Complete step-by-step answer:
We have given that,
 \[\Rightarrow \tan \left( \dfrac{\theta }{2} \right)\]
As we know that,
The relation between the trigonometric function of sine, cosine and tangent function is given by;
 \[\tan \theta =\dfrac{\sin \theta }{\cos \theta }\]
Therefore,
 \[\Rightarrow \tan \left( \dfrac{\theta }{2} \right)=\dfrac{\sin \left( \dfrac{\theta }{2} \right)}{\cos \left( \dfrac{\theta }{2} \right)}\]
Using the double angle identities of sine and cosine function of trigonometry is given by;
 \[\sin 2x=2\sin x\cos x\]
And
 \[\cos 2x=2{{\cos }^{2}}x-1\]
 \[\Rightarrow \dfrac{\sin \left( \dfrac{\theta }{2} \right)}{\cos \left( \dfrac{\theta }{2} \right)}=\dfrac{2\sin \left( \dfrac{\theta }{2} \right)\cos \left( \dfrac{\theta }{2} \right)}{2{{\cos }^{2}}\left( \dfrac{\theta }{2} \right)}\]
Now,
Solving: \[2{{\cos }^{2}}\left( \dfrac{\theta }{2} \right)\]
Using the double angle identity of cosine function is given by,
 \[\cos 2x=2{{\cos }^{2}}x-1\]
In the given above question,
Let \[\dfrac{\theta }{2}=x\]
Therefore,
Applying the double angle identities;
Substituting \[\dfrac{\theta }{2}=x\] , we will get
 \[\cos \left( 2\times \left( \dfrac{\theta }{2} \right) \right)=2{{\cos }^{2}}\left( \dfrac{\theta }{2} \right)-1\]
Adding 1 to both the sides,
 \[\cos \left( 2\times \left( \dfrac{\theta }{2} \right) \right)+1=2{{\cos }^{2}}\left( \dfrac{\theta }{2} \right)-1+1\]
Simplifying the above, we will get
 \[\Rightarrow 1+\cos \theta =2{{\cos }^{2}}\left( \dfrac{\theta }{2} \right)\] ------- (1)
Solving: \[2\sin \left( \dfrac{\theta }{2} \right)\cos \left( \dfrac{\theta }{2} \right)\]
Now,
We have,
 \[\Rightarrow 2\sin \left( \dfrac{\theta }{2} \right)\cos \left( \dfrac{\theta }{2} \right)\]
We can rewrite it as,
 \[\Rightarrow 2\sin \left( \dfrac{\theta }{2} \right)\cos \left( \dfrac{\theta }{2} \right)=\sin \left( \dfrac{\theta }{2} \right)\cos \left( \dfrac{\theta }{2} \right)+\sin \left( \dfrac{\theta }{2} \right)\cos \left( \dfrac{\theta }{2} \right)\]
As we know that,
 \[\sin \left( A+B \right)=\sin A\cos B+\cos A\sin B\]
Applying this identity of sine function,
Here \[A=\left( \dfrac{\theta }{2} \right)\ ,\ B=\left( \dfrac{\theta }{2} \right)\]

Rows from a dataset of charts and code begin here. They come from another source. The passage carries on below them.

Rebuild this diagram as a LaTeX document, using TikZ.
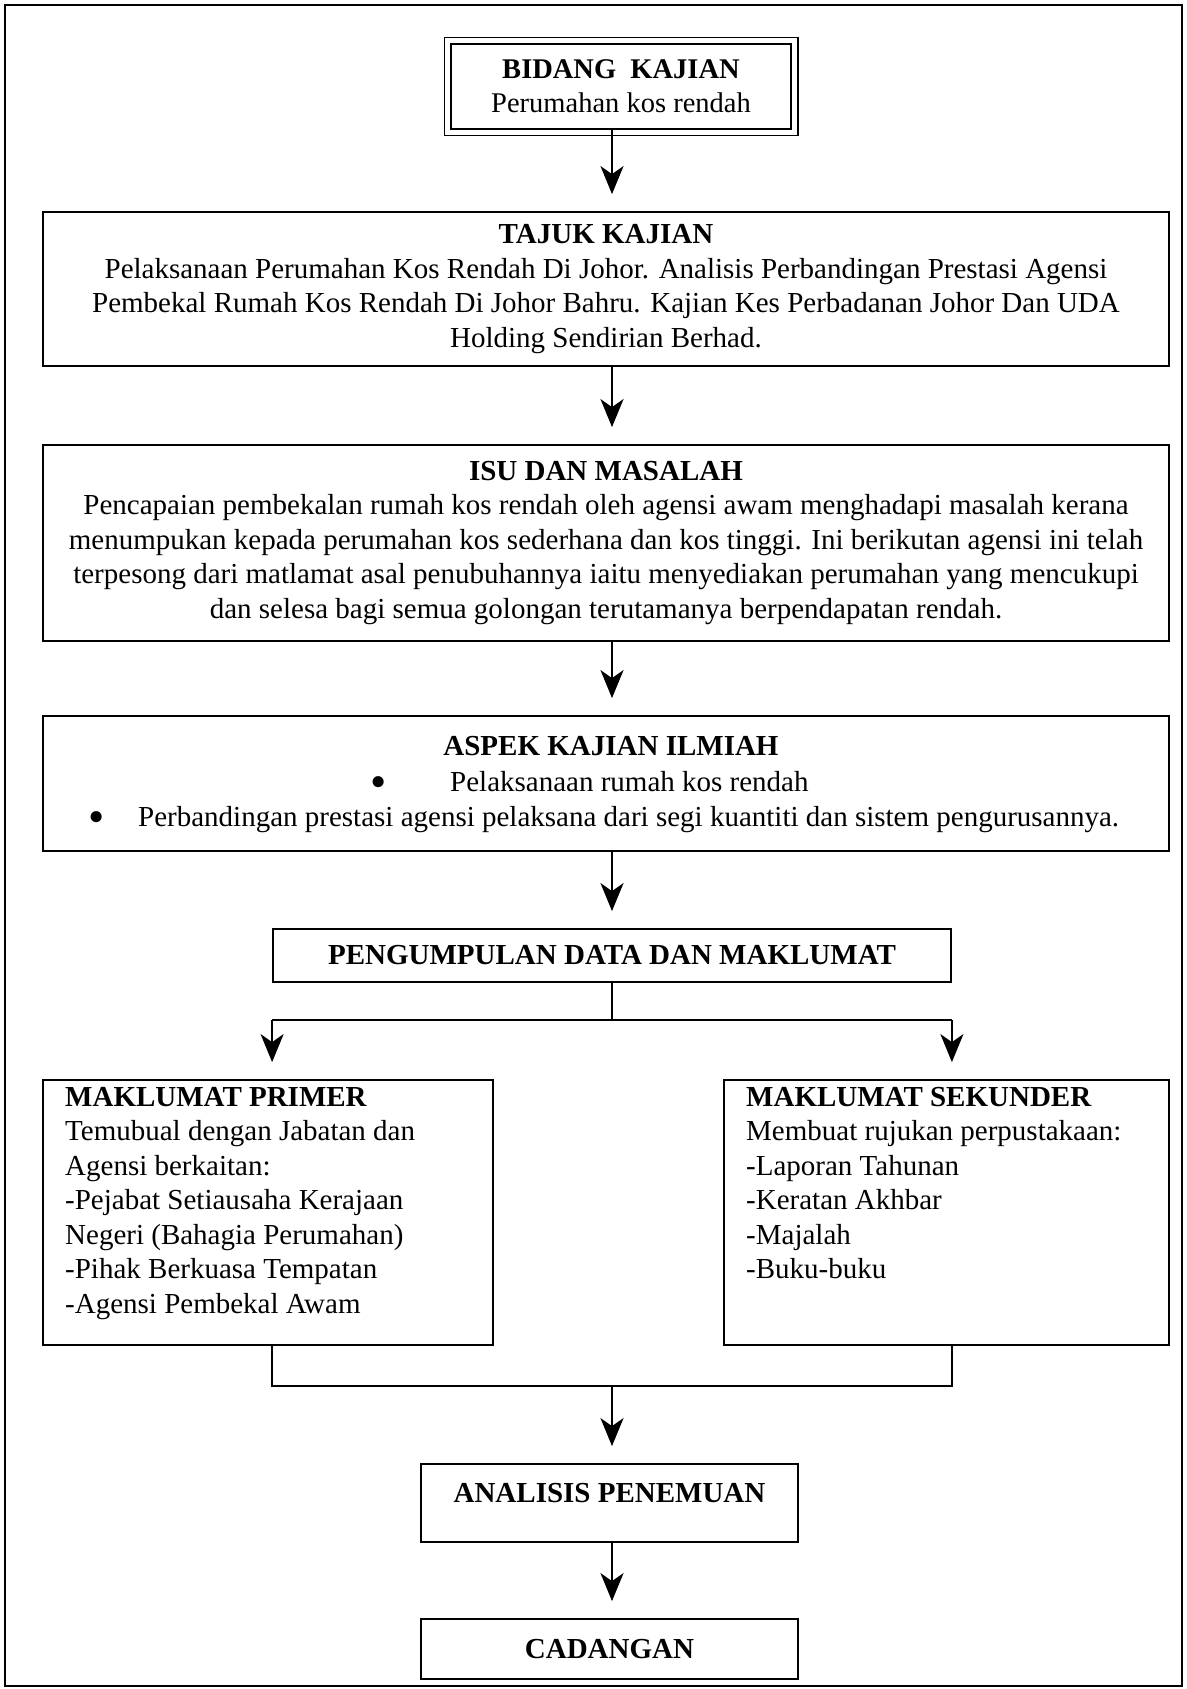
\documentclass[tikz,border=0pt]{standalone}
\usepackage{fontspec}
\setmainfont{Liberation Serif}
\usetikzlibrary{arrows.meta}
\newcommand\fsz{\fontsize{29}{34.5}\selectfont}
\newcommand\fsza{\fontsize{28.5}{34}\selectfont}
\newcommand\bigbul{\raisebox{-6pt}{\scalebox{1.6}{\textbullet}}}
\begin{document}
\begin{tikzpicture}[x=1pt,y=-1pt,
  box/.style={draw, line width=1.8pt, inner sep=0pt, align=center, font=\fsz},
  dbox/.style={draw, line width=2.6pt, inner sep=0pt, align=center, font=\fsza},
  txt/.style={inner sep=0pt, font=\fsz, align=left},
  conn/.style={line width=2.2pt},
  arr/.style={conn, -{Stealth[length=28pt,width=23pt,inset=8pt]}, shorten >=17pt}
]
\useasboundingbox (0,0) rectangle (1186,1689);
\draw[line width=2.4pt] (5,5) rectangle (1182,1686);

\coordinate (ax) at (612,0);

\node[dbox, minimum width=340pt, minimum height=85pt] (b1) at (621,86.5)
  {\textbf{BIDANG\ \ KAJIAN}\\Perumahan kos rendah};
\draw[line width=1.4pt] ([shift={(-5.5,-5)}]b1.north west) rectangle ([shift={(5.5,5)}]b1.south east);

\node[box, minimum width=1126pt, minimum height=154pt] (b2) at (606,289)
  {\textbf{TAJUK KAJIAN}\\
   Pelaksanaan Perumahan Kos Rendah Di Johor. Analisis Perbandingan Prestasi Agensi\\
   Pembekal Rumah Kos Rendah Di Johor Bahru. Kajian Kes Perbadanan Johor Dan UDA\\
   Holding Sendirian Berhad.};

\node[box, minimum width=1126pt, minimum height=196pt] (b3) at (606,543)
  {\textbf{ISU DAN MASALAH}\\
   Pencapaian pembekalan rumah kos rendah oleh agensi awam menghadapi masalah kerana\\
   menumpukan kepada perumahan kos sederhana dan kos tinggi. Ini berikutan agensi ini telah\\
   terpesong dari matlamat asal penubuhannya iaitu menyediakan perumahan yang mencukupi\\
   dan selesa bagi semua golongan terutamanya berpendapatan rendah.};

\node[box, minimum width=1126pt, minimum height=135pt] (b4) at (606,783.5) {};
\node[txt, anchor=base] (t4) at (611,755) {\textbf{ASPEK KAJIAN ILMIAH}};
\node[txt, anchor=base west] (t4a) at (370,791) {\bigbul};
\node[txt, anchor=base west] (t4b) at (450,791) {Pelaksanaan rumah kos rendah};
\node[txt, anchor=base west] (t4c) at (88,826) {\bigbul};
\node[txt, anchor=base west] (t4d) at (138,826) {Perbandingan prestasi agensi pelaksana dari segi kuantiti dan sistem pengurusannya.};

\node[box, minimum width=678pt, minimum height=53pt] (b5) at (612,955.5)
  {\textbf{PENGUMPULAN DATA DAN MAKLUMAT}};

\node[box, minimum width=450pt, minimum height=265pt] (b6l) at (268,1212.5) {};
\node[txt, anchor=north west] (t6l) at (65,1087)
  {\textbf{MAKLUMAT PRIMER}\\
   Temubual dengan Jabatan dan\\
   Agensi berkaitan:\\
   -Pejabat Setiausaha Kerajaan\\
   Negeri (Bahagia Perumahan)\\
   -Pihak Berkuasa Tempatan\\
   -Agensi Pembekal Awam};

\node[box, minimum width=445pt, minimum height=265pt] (b6r) at (946.5,1212.5) {};
\node[txt, anchor=north west] (t6r) at (746,1087)
  {\textbf{MAKLUMAT SEKUNDER}\\
   Membuat rujukan perpustakaan:\\
   -Laporan Tahunan\\
   -Keratan Akhbar\\
   -Majalah\\
   -Buku-buku};

\node[box, minimum width=377pt, minimum height=78pt] (b7) at (609.5,1503) {};
\node[txt] (t7) at (609.5,1493) {\textbf{ANALISIS PENEMUAN}};

\node[box, minimum width=377pt, minimum height=60pt] (b8) at (609.5,1649)
  {\textbf{CADANGAN}};

% connectors
\draw[arr] (b1.south -| ax) -- (b2.north -| ax);
\draw[arr] (b2.south -| ax) -- (b3.north -| ax);
\draw[arr] (b3.south -| ax) -- (b4.north -| ax);
\draw[arr] (b4.south -| ax) -- (b5.north -| ax);

\coordinate (split) at (612,1020);
\draw[conn] (b5.south -| ax) -- (split);
\draw[conn] (split -| b5.west) -- (split -| b5.east);
\draw[arr] (split -| b5.west) -- (b6l.north -| b5.west);
\draw[arr] (split -| b5.east) -- (b6r.north -| b5.east);

\coordinate (join) at (612,1386);
\draw[conn] (b6l.south -| b5.west) |- (join) -| (b6r.south -| b5.east);
\draw[arr] (join) -- (b7.north -| ax);
\draw[arr] (b7.south -| ax) -- (b8.north -| ax);
\end{tikzpicture}
\end{document}
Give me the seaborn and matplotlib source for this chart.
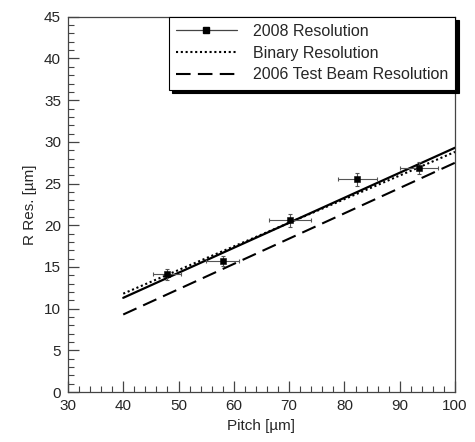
import numpy as np
import pandas as pd
import matplotlib
matplotlib.use("Agg")
import matplotlib.pyplot as plt
from matplotlib.lines import Line2D
from matplotlib.ticker import MultipleLocator
import seaborn as sns

# datos
pitch = [47.9, 58.0, 70.1, 82.3, 93.5]
res_2008 = [14.1, 15.7, 20.6, 25.5, 26.9]
pitch_err = [2.5, 3.0, 3.8, 3.5, 3.4]
res_err = [0.7, 0.6, 0.75, 0.75, 0.7]

fit_x = [40, 100]
fit_2008 = [11.3, 29.3]
fit_binary = [11.8, 28.8]
fit_2006 = [9.3, 27.5]

sns.set_style("ticks")
plt.rcParams["font.family"] = ["Liberation Sans", "DejaVu Sans"]

fig = plt.figure(figsize=(4.75, 4.42), dpi=100)
ax = fig.add_axes([0.143, 0.113, 0.815, 0.849])

lineas = pd.DataFrame({"x": fit_x, "a": fit_2008, "b": fit_binary, "c": fit_2006})
sns.lineplot(data=lineas, x="x", y="a", ax=ax, color="black", lw=1.6)
sns.lineplot(data=lineas, x="x", y="b", ax=ax, color="black", lw=1.5, linestyle=(0, (1, 1.3)))
sns.lineplot(data=lineas, x="x", y="c", ax=ax, color="black", lw=1.5, linestyle=(0, (7, 3.5)))

ax.errorbar(pitch, res_2008, xerr=pitch_err, yerr=res_err, fmt="none",
            ecolor="#555555", elinewidth=0.8, capsize=1.5, capthick=0.8, zorder=3)
sns.scatterplot(x=pitch, y=res_2008, ax=ax, marker="s", color="black", s=22,
                edgecolor="black", zorder=4)

ax.set_xlim(30, 100)
ax.set_ylim(0, 45)
ax.xaxis.set_major_locator(MultipleLocator(10))
ax.xaxis.set_minor_locator(MultipleLocator(2))
ax.yaxis.set_major_locator(MultipleLocator(5))
ax.yaxis.set_minor_locator(MultipleLocator(1))
ax.tick_params(which="major", direction="in", length=8, width=0.9, color="#444444",
               labelsize=11, pad=5)
ax.tick_params(which="minor", direction="in", length=4.5, width=0.8, color="#444444")
for s in ax.spines.values():
    s.set_color("#444444")
    s.set_linewidth(0.9)

ax.set_xlabel("Pitch [µm]", fontsize=11, labelpad=4)
ax.set_ylabel("R Res. [µm]", fontsize=11, labelpad=5)

handles = [
    Line2D([], [], color="#444444", lw=0.9, marker="s", markersize=4,
           markerfacecolor="black", markeredgecolor="black"),
    Line2D([], [], color="black", lw=1.5, linestyle=(0, (1, 1.3))),
    Line2D([], [], color="black", lw=1.5, linestyle=(0, (7, 3.5))),
]
labels = ["2008 Resolution", "Binary Resolution", "2006 Test Beam Resolution"]
leg = ax.legend(handles, labels, loc="upper right", bbox_to_anchor=(1.0, 1.0),
                borderaxespad=0, fontsize=11.5, handlelength=3.8, handletextpad=1.0,
                labelspacing=0.42, borderpad=0.45, fancybox=False, framealpha=1,
                edgecolor="black",
                shadow={"ox": 2.5, "oy": -2.5, "color": "black", "alpha": 1})
leg.get_frame().set_linewidth(0.8)

fig.savefig("out.png", dpi=100)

 \[\Rightarrow 2\sin \left( \dfrac{\theta }{2} \right)\cos \left( \dfrac{\theta }{2} \right)=\sin \left( \dfrac{\theta }{2} \right)\cos \left( \dfrac{\theta }{2} \right)+\sin \left( \dfrac{\theta }{2} \right)\cos \left( \dfrac{\theta }{2} \right)=\sin \left( \left( \dfrac{\theta }{2} \right)+\left( \dfrac{\theta }{2} \right) \right)\]
 \[\Rightarrow 2\sin \left( \dfrac{\theta }{2} \right)\cos \left( \dfrac{\theta }{2} \right)=\sin \left( \left( \dfrac{\theta }{2} \right)+\left( \dfrac{\theta }{2} \right) \right)\]
Solving the above,
 \[\Rightarrow 2\sin \left( \dfrac{\theta }{2} \right)\cos \left( \dfrac{\theta }{2} \right)=\sin \left( \dfrac{2\theta }{2} \right)=\sin \theta \]
Therefore,
 \[\Rightarrow 2\sin \left( \dfrac{\theta }{2} \right)\cos \left( \dfrac{\theta }{2} \right)=\sin \theta \] ------- (2)
Substituting the value from equation (1) and equation (2), we will get
 \[\Rightarrow \tan \left( \dfrac{\theta }{2} \right)=\dfrac{\sin \theta }{1+\cos \theta }\]
Hence, this is the required answer.
So, the correct answer is “ \[\dfrac{\sin \theta }{1+\cos \theta }\] ”.

Note: While solving these types of questions, students must need to remember the formulas of double angle of trigonometric functions. One must be careful while noted down the values to avoid any error in the answer. They also need to consider the quadrant which is given in the question and they must remember which trigonometric function is positive or negative in all the four quadrants. We must know the basic concept of trigonometry and also the definition of the trigonometric function. The sine, cosine and the tangent are the three basic functions in introduction to trigonometry which shows the relation between all the sides of the triangles.